In this class we will read extensive selections from all four books of Vergil’s strangely compelling poem about farming. Influenced by both Hesiod and Lucretius, the poem is deeply emotional at times and often probes the connections between humans and the natural world, while also reflecting on philosophy, mythology, and contemporary history. The focus will be on reading the Latin text, but we will also read and discuss modern scholarship. There will be a short writing assignment early on, and a longer paper near the end of the semester, plus regular quizzes, a midterm, and a final exam.
A sequence of readings and lectures on Greek literature, from the late 5th century BCE to the Roman period. Authors covered will include: Herodotus, Thucydides, Lysias, Demosthenes, Menander (Dyskolos), Plato (Gorgias), Aristotle (Rhetoric), Callimachus,Theocritus, Apollonius, Plutarch (Lives of Theseus, Antony), Lucian (Death of Peregrinus), St John's Gospel, Heliodorus. Each week about 1000 lines of poetry or 30 pages of prose will be assigned (to be read in Greek).

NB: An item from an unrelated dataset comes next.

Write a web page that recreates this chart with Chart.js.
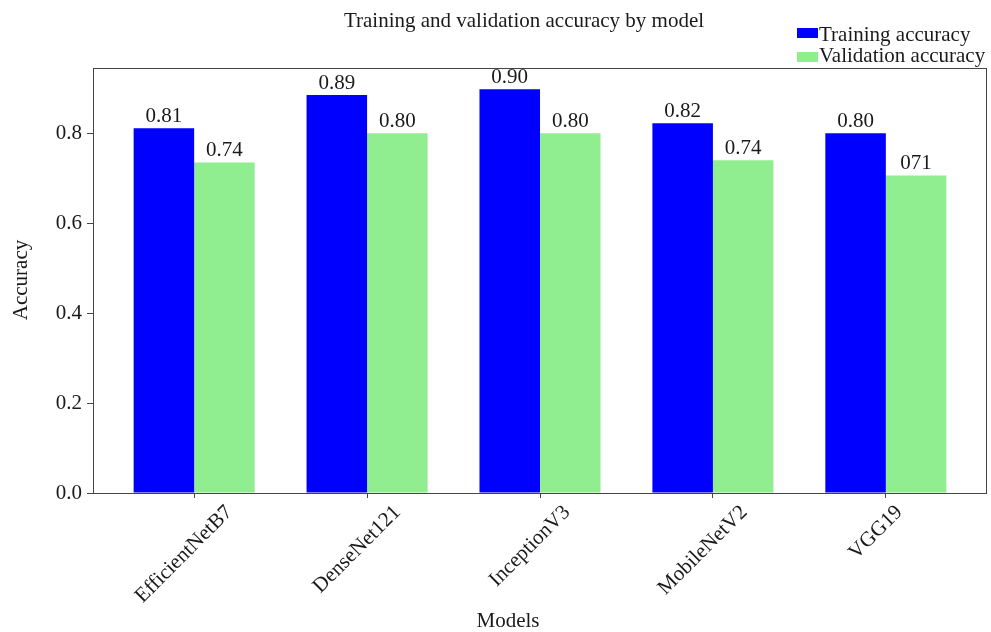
<!DOCTYPE html>
<html>
<head>
<meta charset="utf-8">
<title>Training and validation accuracy by model</title>
<script src="https://cdn.jsdelivr.net/npm/chart.js@4.4.1/dist/chart.umd.min.js"></script>
<style>
  html, body { margin: 0; padding: 0; background: #fff; }
  #wrap { width: 991px; height: 632px; }
</style>
</head>
<body>
<div id="wrap"><canvas id="chart" width="991" height="632"></canvas></div>
<script>
// data
const models = ["EfficientNetB7", "DenseNet121", "InceptionV3", "MobileNetV2", "VGG19"];
const trainAcc = [0.811, 0.885, 0.898, 0.822, 0.800];
const valAcc = [0.735, 0.800, 0.800, 0.740, 0.706];
const trainLabels = ["0.81", "0.89", "0.90", "0.82", "0.80"];
const valLabels = ["0.74", "0.80", "0.80", "0.74", "071"];
const yTicks = [0, 0.2, 0.4, 0.6, 0.8];

const FONT = "'Liberation Serif', 'Times New Roman', serif";
const TEXT = "#1a1a1a";
const AXIS = "#444";

// title, legend, axis titles, rotated x labels, value labels, frame
const decorations = {
  id: "decorations",
  afterDatasetsDraw(chart) {
    const ctx = chart.ctx;
    const area = chart.chartArea;
    ctx.save();

    // value labels above bars
    ctx.fillStyle = TEXT;
    ctx.font = "21px " + FONT;
    ctx.textAlign = "center";
    ctx.textBaseline = "alphabetic";
    [trainLabels, valLabels].forEach((labels, d) => {
      chart.getDatasetMeta(d).data.forEach((bar, i) => {
        ctx.fillText(labels[i], bar.x, bar.y - 6);
      });
    });

    // frame
    ctx.strokeStyle = AXIS;
    ctx.lineWidth = 1;
    ctx.strokeRect(area.left + 0.5, area.top + 0.5, area.right - area.left - 1, area.bottom - area.top);

    // x tick labels, rotated 45 deg
    const xs = chart.scales.x;
    models.forEach((m, i) => {
      const tx = xs.getPixelForValue(i);
      const w = ctx.measureText(m).width;
      const bh = (w + 6) * Math.SQRT1_2;
      ctx.save();
      ctx.translate(tx - 10, area.bottom + 14 + bh / 2);
      ctx.rotate(-Math.PI / 4);
      ctx.textAlign = "center";
      ctx.textBaseline = "middle";
      ctx.fillText(m, 0, 0);
      ctx.restore();
    });

    // title
    ctx.textAlign = "center";
    ctx.textBaseline = "alphabetic";
    ctx.fillText("Training and validation accuracy by model", 524, 27);

    // axis titles
    ctx.fillText("Models", 508, 627);
    ctx.save();
    ctx.translate(27, 280);
    ctx.rotate(-Math.PI / 2);
    ctx.fillText("Accuracy", 0, 0);
    ctx.restore();

    // legend
    ctx.textAlign = "left";
    chart.data.datasets.forEach((ds, d) => {
      ctx.fillStyle = ds.backgroundColor;
      ctx.fillRect(797, 28 + d * 24, 21, 10);
      ctx.fillStyle = TEXT;
      ctx.fillText(ds.label, 819, 41 + d * 21);
    });

    ctx.restore();
  }
};

new Chart(document.getElementById("chart"), {
  type: "bar",
  data: {
    datasets: [
      {
        label: "Training accuracy",
        data: trainAcc.map((v, i) => ({ x: i, y: v })),
        backgroundColor: "#0000ff",
        borderWidth: 0
      },
      {
        label: "Validation accuracy",
        data: valAcc.map((v, i) => ({ x: i, y: v })),
        backgroundColor: "#90ee90",
        borderWidth: 0
      }
    ]
  },
  options: {
    responsive: false,
    animation: false,
    devicePixelRatio: 1,
    categoryPercentage: 0.7,
    barPercentage: 1.0,
    layout: { padding: { left: 0, right: 4, top: 68, bottom: 0 } },
    plugins: {
      legend: { display: false },
      title: { display: false },
      tooltip: { enabled: false }
    },
    scales: {
      x: {
        type: "linear",
        min: -0.585,
        max: 4.585,
        offset: false,
        afterBuildTicks: (s) => { s.ticks = models.map((_, i) => ({ value: i })); },
        afterFit: (s) => { s.height = 139; },
        ticks: { display: false },
        grid: { offset: false, drawOnChartArea: false, tickLength: 5, color: AXIS },
        border: { display: false }
      },
      y: {
        min: 0,
        max: 0.945,
        afterBuildTicks: (s) => { s.ticks = yTicks.map((v) => ({ value: v })); },
        afterFit: (s) => { s.width = 93; },
        ticks: {
          padding: 5,
          color: TEXT,
          font: { family: FONT, size: 21 },
          callback: (v) => v.toFixed(1)
        },
        grid: { drawOnChartArea: false, tickLength: 6, color: AXIS },
        border: { display: false }
      }
    }
  },
  plugins: [decorations]
});
</script>
</body>
</html>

Plato's "Laws" has long stood in the shadow of its more celebrated predecessor, the "Republic." In recent years, however, scholarly interest in the work has been surging. While taking recent scholarship into account, this seminar will focus on making sense of the "Laws" in its own terms as well as in relation to the "Republic." What did Plato seek to achieve in writing this later work? Who is he writing for? Is the work a utopia? A practical guide? A blend of the two? Is it a meditation on law and law-giving? On social control of culture more generally? If it is all of these things and more, how are its themes connected?
Lucretius’ De rerum natura is a provocative and absorbing poem. In this seminar, we will try to come to grips with some of the questions it raises, while familiarizing ourselves with basic aspects of the poem and its study.
This graduate seminar explores the Mediterranean world beyond the city from prehistory to the Roman period, with special emphasis on the first millennium BCE. Topics covered include: the rural/urban divide in ancient and modern thought; rural economies, labor regimes, and markets; property, land tenure, and borders; sanctuaries and festivals; and gender and class distinctions in the countryside. We will interrogate how new archaeological fieldwork, paleoenvironmental studies, epigraphy, ethnographic analogy, and comparative approaches drawn from other world regions can contribute to our understanding of the ancient Mediterranean countryside, with an eye to both interpretive challenges and opportunities.